The best evidence for actin and NMI functioning as a motor is in rDNA transcription and chromosome movements (see above). Even though the latter is supported by multiple studies (Chuang et al., 2006; Hu et al., 2008; Dundr et al., 2007; Mehta et al., 2010), it is difficult to visualize how actin and NMI can function as a motor at the molecular level. These studies suggest that chromosomes use NMI to move on a type of actin network in the nucleus that has not been visualized to date. However, NMI, like other class I myosins, is a single headed, non-processive motor (Sellers, 2004). It has to be anchored and a second myosin I molecule has to bind to actin before the first myosin I detaches to function as a motor. Otherwise, it would simply float off the actin filament. One solution to this dilemma is that NMI belongs to the myosin IC sub-family, which has a positively charged region in the tail domain. It has been proposed that myosin IC moves cargoes by simultaneously binding negatively charged lipids with its tail, and actin filaments through the actin-binding site on its head (Mermall et al., 1998). We have previously shown that the NMI tail binds to DNA and proposed a model in which this binding powers the movement of transcriptional complexes by interacting with actin that is bound to the polymerase (de Lanerolle et al., 2005). A crucial element in this model is that the binding of NMI to DNA has to be strong enough so that NMI remains attached to DNA when NMI hydrolyzes ATP and goes through a power stroke. This model also demands a very precise spatial arrangement of actin and NMI relative to each other, the polymerase and the binding of NMI to DNA. A small misalignment in the binding of the NMI tail to DNA could make the NMI head unable to bind to actin.
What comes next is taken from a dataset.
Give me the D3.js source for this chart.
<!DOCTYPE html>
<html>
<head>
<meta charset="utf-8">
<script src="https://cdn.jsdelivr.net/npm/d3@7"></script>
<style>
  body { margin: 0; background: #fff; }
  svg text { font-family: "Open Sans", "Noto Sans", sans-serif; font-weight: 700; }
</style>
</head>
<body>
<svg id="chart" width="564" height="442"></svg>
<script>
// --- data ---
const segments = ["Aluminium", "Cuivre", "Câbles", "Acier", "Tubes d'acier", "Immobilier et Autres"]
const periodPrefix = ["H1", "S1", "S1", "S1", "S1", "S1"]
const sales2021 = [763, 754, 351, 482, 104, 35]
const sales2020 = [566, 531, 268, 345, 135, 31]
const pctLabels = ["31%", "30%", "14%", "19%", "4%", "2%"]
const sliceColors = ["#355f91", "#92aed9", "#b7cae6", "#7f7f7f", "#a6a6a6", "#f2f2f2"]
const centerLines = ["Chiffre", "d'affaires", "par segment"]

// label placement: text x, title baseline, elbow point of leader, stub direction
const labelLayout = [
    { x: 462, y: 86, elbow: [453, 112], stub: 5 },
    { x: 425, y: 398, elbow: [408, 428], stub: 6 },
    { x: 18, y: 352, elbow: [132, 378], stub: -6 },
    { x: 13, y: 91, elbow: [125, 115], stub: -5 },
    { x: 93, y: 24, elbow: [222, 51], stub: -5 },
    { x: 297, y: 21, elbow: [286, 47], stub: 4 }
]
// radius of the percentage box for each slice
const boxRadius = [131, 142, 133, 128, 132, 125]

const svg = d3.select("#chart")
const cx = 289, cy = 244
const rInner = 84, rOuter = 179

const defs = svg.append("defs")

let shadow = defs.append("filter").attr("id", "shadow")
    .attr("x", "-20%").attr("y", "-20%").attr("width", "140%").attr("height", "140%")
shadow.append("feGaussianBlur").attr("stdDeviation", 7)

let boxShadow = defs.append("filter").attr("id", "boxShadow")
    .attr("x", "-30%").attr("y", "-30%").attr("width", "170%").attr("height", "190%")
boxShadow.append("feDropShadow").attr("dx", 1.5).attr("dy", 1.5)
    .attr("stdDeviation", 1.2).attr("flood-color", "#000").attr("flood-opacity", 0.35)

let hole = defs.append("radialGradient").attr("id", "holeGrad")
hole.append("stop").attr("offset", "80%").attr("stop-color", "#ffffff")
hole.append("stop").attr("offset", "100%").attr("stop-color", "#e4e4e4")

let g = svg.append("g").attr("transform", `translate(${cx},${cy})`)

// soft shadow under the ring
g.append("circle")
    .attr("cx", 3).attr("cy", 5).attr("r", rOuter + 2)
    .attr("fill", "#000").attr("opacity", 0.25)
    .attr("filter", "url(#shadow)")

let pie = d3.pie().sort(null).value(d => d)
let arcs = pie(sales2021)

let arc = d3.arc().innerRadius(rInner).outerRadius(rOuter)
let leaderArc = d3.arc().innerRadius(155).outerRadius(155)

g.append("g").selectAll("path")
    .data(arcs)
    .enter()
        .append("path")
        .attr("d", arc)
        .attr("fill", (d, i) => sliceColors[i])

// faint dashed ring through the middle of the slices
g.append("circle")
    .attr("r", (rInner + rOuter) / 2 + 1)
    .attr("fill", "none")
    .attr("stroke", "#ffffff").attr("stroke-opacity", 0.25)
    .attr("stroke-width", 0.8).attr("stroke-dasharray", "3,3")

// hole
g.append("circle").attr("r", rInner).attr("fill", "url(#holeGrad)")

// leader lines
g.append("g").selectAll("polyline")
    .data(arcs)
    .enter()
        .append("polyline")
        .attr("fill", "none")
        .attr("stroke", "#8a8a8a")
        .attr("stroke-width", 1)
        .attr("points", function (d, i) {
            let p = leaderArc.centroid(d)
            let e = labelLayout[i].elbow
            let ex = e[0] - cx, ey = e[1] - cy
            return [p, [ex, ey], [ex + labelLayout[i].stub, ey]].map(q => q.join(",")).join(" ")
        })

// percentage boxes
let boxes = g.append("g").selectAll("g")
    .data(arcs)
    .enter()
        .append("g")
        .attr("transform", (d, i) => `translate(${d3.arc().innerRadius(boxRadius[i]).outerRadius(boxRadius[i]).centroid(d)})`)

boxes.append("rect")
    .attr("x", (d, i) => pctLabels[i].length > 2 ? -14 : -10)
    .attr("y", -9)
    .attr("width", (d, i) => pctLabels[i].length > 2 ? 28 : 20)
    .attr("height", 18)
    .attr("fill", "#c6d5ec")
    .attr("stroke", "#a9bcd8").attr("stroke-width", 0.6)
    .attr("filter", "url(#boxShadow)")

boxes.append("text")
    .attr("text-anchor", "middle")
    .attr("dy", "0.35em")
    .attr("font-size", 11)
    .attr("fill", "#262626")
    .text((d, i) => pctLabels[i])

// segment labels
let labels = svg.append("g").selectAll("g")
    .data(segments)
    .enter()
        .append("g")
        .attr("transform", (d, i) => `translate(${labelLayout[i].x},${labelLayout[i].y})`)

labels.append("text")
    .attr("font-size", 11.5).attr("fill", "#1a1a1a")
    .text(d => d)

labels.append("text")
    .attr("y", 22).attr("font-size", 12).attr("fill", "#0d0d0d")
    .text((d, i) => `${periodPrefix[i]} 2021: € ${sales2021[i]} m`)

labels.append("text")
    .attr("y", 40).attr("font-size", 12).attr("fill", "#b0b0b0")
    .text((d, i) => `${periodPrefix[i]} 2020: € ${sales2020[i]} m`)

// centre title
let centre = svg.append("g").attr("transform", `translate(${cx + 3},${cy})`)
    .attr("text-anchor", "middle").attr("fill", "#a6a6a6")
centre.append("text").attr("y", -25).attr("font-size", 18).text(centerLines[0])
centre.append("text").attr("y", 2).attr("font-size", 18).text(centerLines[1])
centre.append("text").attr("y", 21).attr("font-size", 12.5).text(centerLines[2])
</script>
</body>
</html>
Another possibility is that myosin Va functions as a motor to transport viral particles in the nucleus. Myosin Va interacts with viral capsid proteins, and a number of viruses promote the formation of nuclear actin filaments (Roberts and Baines, 2011). Nuclear actin filaments and myosin V appear to have important functions in viral replication, and it has been proposed that viruses are moved by myosin V along nuclear actin filaments that are induced by the viruses (Roberts and Baines, 2011). This idea seems feasible because myosin Va is a processive motor so that one head always remains attached to the actin (Mermall et al., 1998), which allows it to walk along actin filaments. Myosin V has a step size of 37 nm (Yildiz et al., 2003), and actin filaments form a double-stranded helix with each node of the helix also repeating every 37 nm (Holmes et al., 1990). Consequently, with each ATP molecule that is hydrolyzed, myosin V can step from one actin to another at the corresponding location in the next turn of the helix (Yildiz et al., 2003). However, actin filaments must have this precise registry, and their myosin-binding sites have to be accessible in order to support the walking of myosin V molecules. It remains to be determined if nuclear actin filaments induced by viruses have this periodicity.
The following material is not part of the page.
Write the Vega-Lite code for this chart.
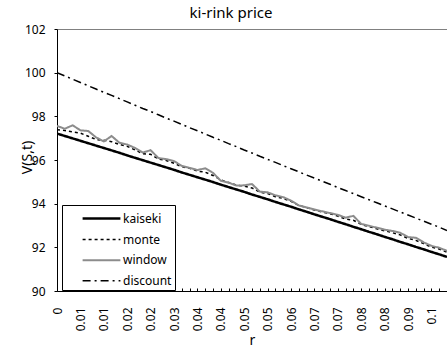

Thus, many questions remain, although we have studied actin and myosin for almost 100 years and know a great deal about these proteins. These studies on cytoplasmic actin and myosins serve as important models for actin and its functions in the nucleus. However, nuclear motors present unusual conceptual and experimental challenges, and they might not behave in ways that we have come to expect on the basis of their cytoplasmic counterparts. Overcoming these challenges will undoubtedly result in exciting new insights into this old family of proteins.